A implicação desta constatação é que o Decreto de 2009, híbrido de regulamento e consolidação, também está suscetível a ser incorporado à Consolidação proposta pelo Projeto de Lei nº 508/2024.

O que significa uma consolidação aduaneira?

Enquanto a mais famosa das consolidações no Brasil, a Consolidação das Leis do Trabalho, agrupou, em torno do Decreto-Lei nº 5.452/1943, a legislação mais moderna de sua época, logo após a criação da Justiça do Trabalho de 1939, a Consolidação Aduaneira pode ser entendida como um emblemático caso de “timewashing”.

 

O mundo era outro quando Humberto Castelo Branco editou, em novembro de 1966, o Decreto-Lei nº 37/1966, que desejava a todo custo retomar o desenvolvimentismo da era Kubitschek por meio de reduções tarifárias e da imposição de duras penas para as infrações aduaneiras, em um momento em não era possível um controle efetivo sobre as fronteiras.

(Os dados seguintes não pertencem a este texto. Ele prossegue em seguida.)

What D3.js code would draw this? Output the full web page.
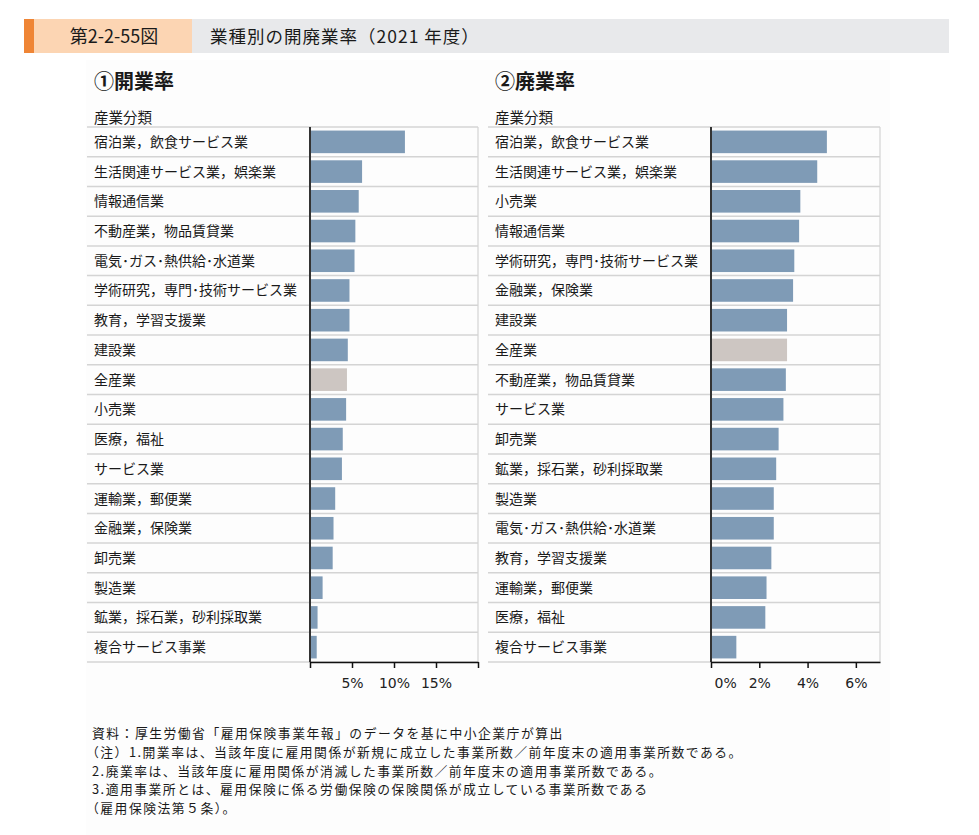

A escolha deste veículo normativo de teor contramajoritário seria refreada unicamente  pelos contrapesos da Constituição de 1988 que, como recordaria Ruy Barbosa Nogueira, “(…) eliminando o decreto-lei, substituiu-o pelas chamadas medidas provisórias” [7], verdadeira exceção derrogatória da divisão dos poderes.

 

Consolidar a legislação aduaneira é convolar em lei, aprovada pelo parlamento brasileiro, o Decreto-Lei nº 37/1966, o Decreto-Lei nº 1.455/1976 e tantos outros trazidos a fórceps ao ambiente normativo nacional?

É tornar claro que a legislação sobre a matéria é retrógrada, atrasada, baseada no direito aduaneiro do inimigo, que considera o importador ou exportador como fontes de perigo permanente, em uma visão incompatível com a constitucionalização do Direito Administrativo (e Aduaneiro, por consequência), com a remissão explícita às garantias de culpabilidade, com a retroatividade benigna, ou a individualização da pena para o campo das sanções aduaneiras? (link)

 

É tornar claro que a legislação aduaneira atua em desacordo com os compromissos internacionais ao permitir julgamentos em instância única no caso de regimes especiais, ou, quando muito, relegar recursos a instâncias dependentes da administração aduaneira? (link).

É tornar claro que no Brasil não se permite a liberação de mercadorias no caso de apreensão mediante a prestação de garantia (link), ou a aplicação de razoabilidade, dosimetria, reconhecimento de erro escusável (link), calibração ou relevação de pena no caso de condutas não reiteradas em desacordo com os compromissos internacionais assumidos pelo Brasil (link)?

 

Será este o momento de consolidar, tal qual Irineu Funes, o memorioso, todos os desvãos, inadequações e anacronismos acumulados ao longo dos últimos anos pela legislação aduaneira, ou seria mais produtivo e estratégico direcionarmos o poder de fogo de nosso Parlamento para discutir, de maneira corajosa, um novo Código Aduaneiro Brasileiro?

Um código moderno, ousado, atento aos compromissos internacionais, alinhado com o benchmarking das aduanas e das melhores práticas internacionais, aberto às novas tecnologias e aos novos paradigmas da relação aduana-empresa e aduana-aduana.